Krakatoa, East of Java?

I grew up on the slopes of a volcano. Well, OK, it wasn’t very exciting; a long-extinct volcano, and I only found out about it in geography class in my primary school, which nestled in the foothills. But I was fascinated by the idea. It answered the childish question of “why?” about the hill’s shape. The column of basaltic rock which was the solidified lava in the volcano’s core was hard enough to resist the scouring of glaciers and protect the softer rock behind, leaving steep cliffs on one side and a gentle slope on the other.

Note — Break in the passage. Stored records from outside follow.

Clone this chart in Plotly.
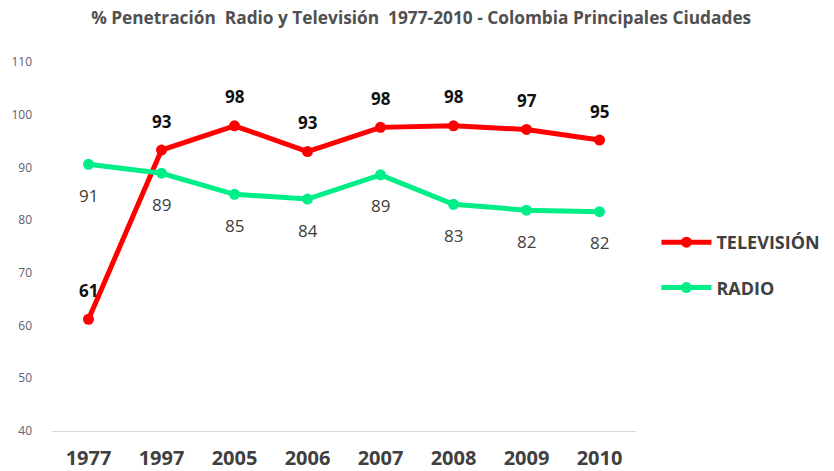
import plotly.graph_objects as go

years = ["1977", "1997", "2005", "2006", "2007", "2008", "2009", "2010"]
television = [61.2, 93.3, 97.9, 93.0, 97.6, 97.9, 97.2, 95.2]
radio = [90.6, 88.9, 84.9, 84.0, 88.6, 83.0, 81.9, 81.6]

TV_COLOR = "#FF0000"
RADIO_COLOR = "#00EE88"
FONT = "Open Sans"

fig = go.Figure()
fig.add_trace(go.Scatter(
    x=years, y=television, name="<b>TELEVISIÓN</b>", mode="lines+markers",
    legendgroup="tv",
    line=dict(color=TV_COLOR, width=5), marker=dict(size=11, color=TV_COLOR),
))
fig.add_trace(go.Scatter(
    x=years, y=radio, name="<b>RADIO</b>", mode="lines+markers",
    legendgroup="radio",
    line=dict(color=RADIO_COLOR, width=5), marker=dict(size=11, color=RADIO_COLOR),
))

# value labels: television above its markers, radio below
annotations = []
for i, v in enumerate(television):
    annotations.append(dict(
        x=i, y=v, xref="x", yref="y", text=f"<b>{v:.0f}</b>", showarrow=False, yshift=29,
        font=dict(family=FONT, size=17, color="#111111"),
    ))
for i, v in enumerate(radio):
    annotations.append(dict(
        x=i, y=v, xref="x", yref="y", text=f"{v:.0f}", showarrow=False, yshift=-31,
        font=dict(family=FONT, size=17, color="#404040"),
    ))

fig.update_layout(
    width=834, height=471,
    margin=dict(l=52, r=198, t=62, b=40, autoexpand=False),
    paper_bgcolor="white", plot_bgcolor="white",
    title=dict(
        text="<b>% Penetración&nbsp; Radio y Televisión&nbsp; 1977-2010 - Colombia Principales Ciudades</b>",
        x=0.505, xanchor="center", y=0.962, yanchor="middle",
        font=dict(family=FONT, size=17.3, color="#505050"),
    ),
    showlegend=True,
    legend=dict(
        x=1.035, xanchor="left", y=0.45, yanchor="middle",
        font=dict(family=FONT, size=18, color="#404040"),
        itemwidth=50, tracegroupgap=19, bgcolor="rgba(0,0,0,0)",
    ),
    annotations=annotations,
)
fig.update_xaxes(
    type="category", categoryorder="array", categoryarray=years,
    range=[-0.5, len(years) - 0.5], automargin=False,
    showgrid=False, showline=True, linecolor="#D9D9D9", linewidth=1,
    ticks="", tickfont=dict(family=FONT, size=20, color="#404040"),
    tickvals=years, ticktext=[f"<b>{y}</b>" for y in years], ticklabelstandoff=9,
)
fig.update_yaxes(
    range=[40, 110], dtick=10, showgrid=False, zeroline=False, showline=False,
    automargin=False,
    ticks="", tickfont=dict(family=FONT, size=12, color="#606070"), ticklabelstandoff=19,
)

fig.write_html("out.html")
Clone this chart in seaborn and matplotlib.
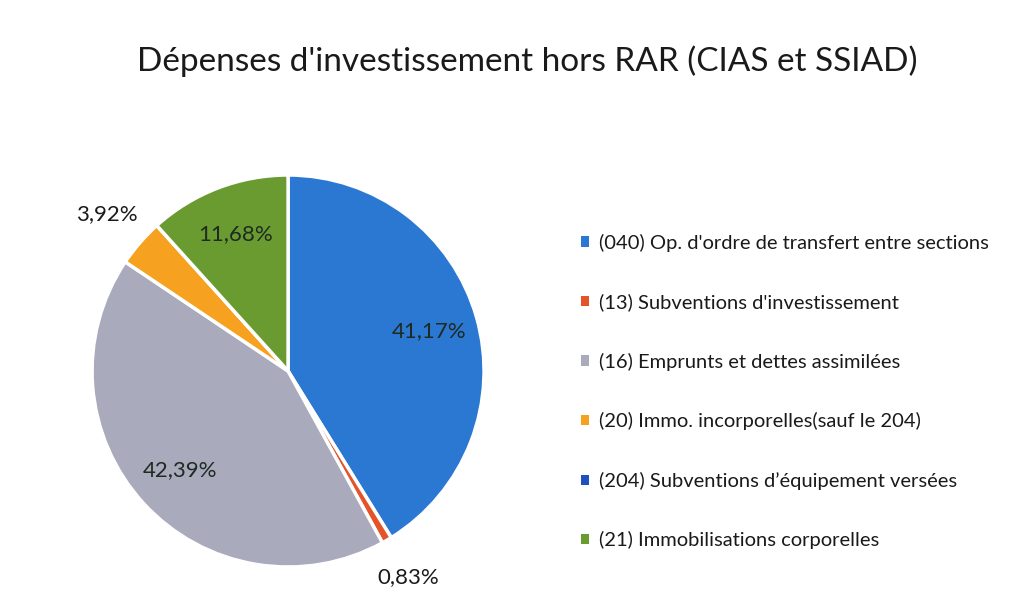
import numpy as np
import matplotlib
matplotlib.use("Agg")
import matplotlib.pyplot as plt
import seaborn as sns

title = "Dépenses d'investissement hors RAR (CIAS et SSIAD)"
categories = [
    "(040) Op. d'ordre de transfert entre sections",
    "(13) Subventions d'investissement",
    "(16) Emprunts et dettes assimilées",
    "(20) Immo. incorporelles(sauf le 204)",
    "(204) Subventions d\u2019équipement versées",
    "(21) Immobilisations corporelles",
]
shares = [41.17, 0.83, 42.39, 3.92, 0.0, 11.68]
colors = ["#2b78d3", "#e4542a", "#a9abbc", "#f6a120", "#1f4fbf", "#6a9b30"]
outside = [False, True, False, True, False, False]

sns.set_theme(style="white")
plt.rcParams['font.family'] = ['Lato', 'DejaVu Sans']

fig = plt.figure(figsize=(10.33, 6.07), dpi=100)
ax = fig.add_axes([0.0891, 0.0659, 0.3795, 0.6458])

wedges, _ = ax.pie(shares, colors=colors, startangle=90, counterclock=False,
                   radius=1.0, wedgeprops=dict(edgecolor="white", linewidth=2.5))
ax.set_xlim(-1, 1)
ax.set_ylim(-1, 1)
ax.set_aspect("equal")

for w, val, out in zip(wedges, shares, outside):
    if val <= 0:
        continue
    ang = np.deg2rad((w.theta1 + w.theta2) / 2)
    d = 1.22 if out else 0.75
    txt = f"{val:.2f}%".replace(".", ",")
    col = "#1a1a1a" if out else "#1f2a22"
    ax.text(d * np.cos(ang), d * np.sin(ang), txt, ha="center", va="center",
            fontsize=16, color=col, clip_on=False)

fig.text(0.51, 0.9, title, ha="center", va="center", fontsize=24, color="#1a1a1a")

leg = fig.legend(wedges, categories, loc="center left", bbox_to_anchor=(0.545, 0.355),
                 frameon=False, fontsize=14.5, handlelength=0.4, handleheight=0.4,
                 handletextpad=0.5, labelspacing=2.06)
for h in leg.legend_handles:
    h.set_edgecolor("none")
for t in leg.get_texts():
    t.set_color("#1a1a1a")

fig.savefig("out.png", dpi=100, facecolor="white")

When I went away to university, there was another, similar volcano, this time with a castle on the top. But again, long past its fire-belching days. Of course, live volcanoes can only exist when the conditions are right: at the edges of tectonic plates, or occasionally where a bubble of the Earth’s mantle is oozing upwards like a lava lamp.

About three-quarters of the world’s active volcanoes lie on a ring around the edges of the Pacific — the Ring of Fire — where gigantic plates in the planet’s crust duck and dive. In Indonesia, where the Australian Plate, cruising Northwards at a stately 67mm per year, meets and nudges underneath the Eurasian Plate, the volcanoes are particularly large and active.

Some of the the biggest bangs in history occurred in 1883, when the island of Krakatoa blew itself to pieces with four huge explosions; and in 1815 when Tambora had gone off with a power estimated to have been four times greater still. I suppose Krakatoa is the more famous simply because area had come much more into the European sphere of activity in the intervening years. Curiously, Krakatoa is West of Java, not East (Tambora is). I have no idea why the sixties film misplaced the volcano. The idea that “East of Java” sounded better doesn’t convince me at all.

I have to confess that I’ve never actually seen a working volcano, which is clearly a gap in my life experiences. A trip to Naples and Pompeii is high on my list of things to do, but I just haven’t got round to it yet. I’m not at all deterred by the possibility of an eruption, even though a moderately large one is overdue. I wouldn’t want to live there though.